On 6 June 1641 a barge carrying Elizabeth, her father, Lady Cornwallis, and Anne Kirke capsized while "shooting the rapids" at London Bridge. Kirke was drowned but the other passengers were rescued.

Her sisters-in-law included Lady Alice Boyle and Lady Sarah Boyle, and her brothers-in-law included Richard Boyle, 1st Earl of Burlington; Robert Boyle; and Roger Boyle, 1st Earl of Orrery. The marriage was brief, lasting less than three years; she was soon left a widow by her husband's death in 1642. Lord Kinalmeaky was killed at the battle of Liscarroll, at the start of the Irish Confederate Wars. She never remarried.

==Later life==
During the following "dark days of the Irish Rebellion," Elizabeth stayed with her father-in-law, Lord Cork, who refers to her often, with special fondness, in his letters.

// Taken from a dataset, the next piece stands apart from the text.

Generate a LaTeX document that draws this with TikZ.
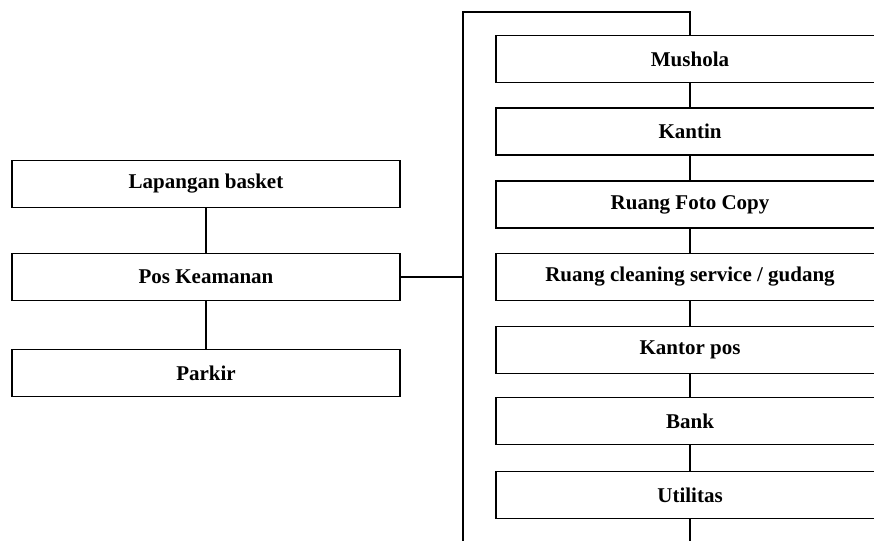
\documentclass[tikz,border=0pt]{standalone}
\usepackage{fontspec}
\setmainfont{Liberation Serif}
\begin{document}
\begin{tikzpicture}[x=1pt,y=-1pt,
  box/.style={draw,line width=1.2pt,minimum width=388pt,minimum height=47pt,inner sep=0pt,font=\fontsize{21}{24}\selectfont\bfseries,fill=white},
  link/.style={line width=1.2pt}]
\useasboundingbox (0,0) rectangle (874,540);
\clip (0,0) rectangle (874,540);
% left column
\node[box] (lap) at (206,184) {Lapangan basket};
\node[box] (pos) at (206,277) {Pos Keamanan};
\node[box] (par) at (206,373) {Parkir};
% right column
\node[box] (mus) at (690,59) {Mushola};
\node[box] (kan) at (690,131.5) {Kantin};
\node[box] (foto) at (690,204.5) {Ruang Foto Copy};
\node[box] (clean) at (690,277) {Ruang cleaning service / gudang};
\node[box] (kpos) at (690,350) {Kantor pos};
\node[box] (bank) at (690,421) {Bank};
\node[box] (util) at (690,495) {Utilitas};
% junction points
\coordinate (top) at (463,12);
\coordinate (bus) at (463,277);
\coordinate (bot) at (463,545);
\coordinate (botr) at (690,545);
% connectors
\draw[link] (lap) -- (pos);
\draw[link] (pos) -- (par);
\draw[link] (pos.east) -- (bus);
\draw[link] (bot) -- (top) -| (mus.north);
\draw[link] (mus) -- (kan);
\draw[link] (kan) -- (foto);
\draw[link] (foto) -- (clean);
\draw[link] (clean) -- (kpos);
\draw[link] (kpos) -- (bank);
\draw[link] (bank) -- (util);
\draw[link] (util) -- (botr);
\end{tikzpicture}
\end{document}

Eventually he sent her away to England, for safety's sake. "God knows," he writes, "with what grief of soul I part with her." Her father fought in the English Civil War, as a Royalist. Lady Kinalmeaky became a Roman Catholic and shared for some years Queen Henrietta Maria's exile in France along with her mother, the Countess of Denbigh, who also attended the Queen.

While in France she had charge of Margaret Blagge, daughter of Colonel Thomas Blagge and eventually wife of Sidney Godolphin and mother of Francis Godolphin. John Evelyn, author of the book The Life of Mrs Godolphin, depicts Lady Guilford as a harsh, overly religious governess.

After the Restoration, she was made Countess of Guildford for life by Charles II on 14 July 1660. She also held the office of Groom of the Stole and Lady of the Bedchamber to Henrietta Maria, then the Queen-Mother. She died without issue c. 3 September 1667 at Colombes, France. Her will (dated 2 September 1667) was probated on 20 November 1667. Upon her death, the earldom of Guildford became extinct.

==Styles==
- Elizabeth Boyle, Countess of Guildford;
- Viscountess Boyle of Kinalmeaky;
- Baroness of Bandon.

==Sources==
- Palgrave, Mary E. Mary Rich, Countess of Warwick (1625–1678)
- Townshend, Dorothea Baker (2008), The Life and Letters of the Great Earl of Cork. Bryant Press, 2008.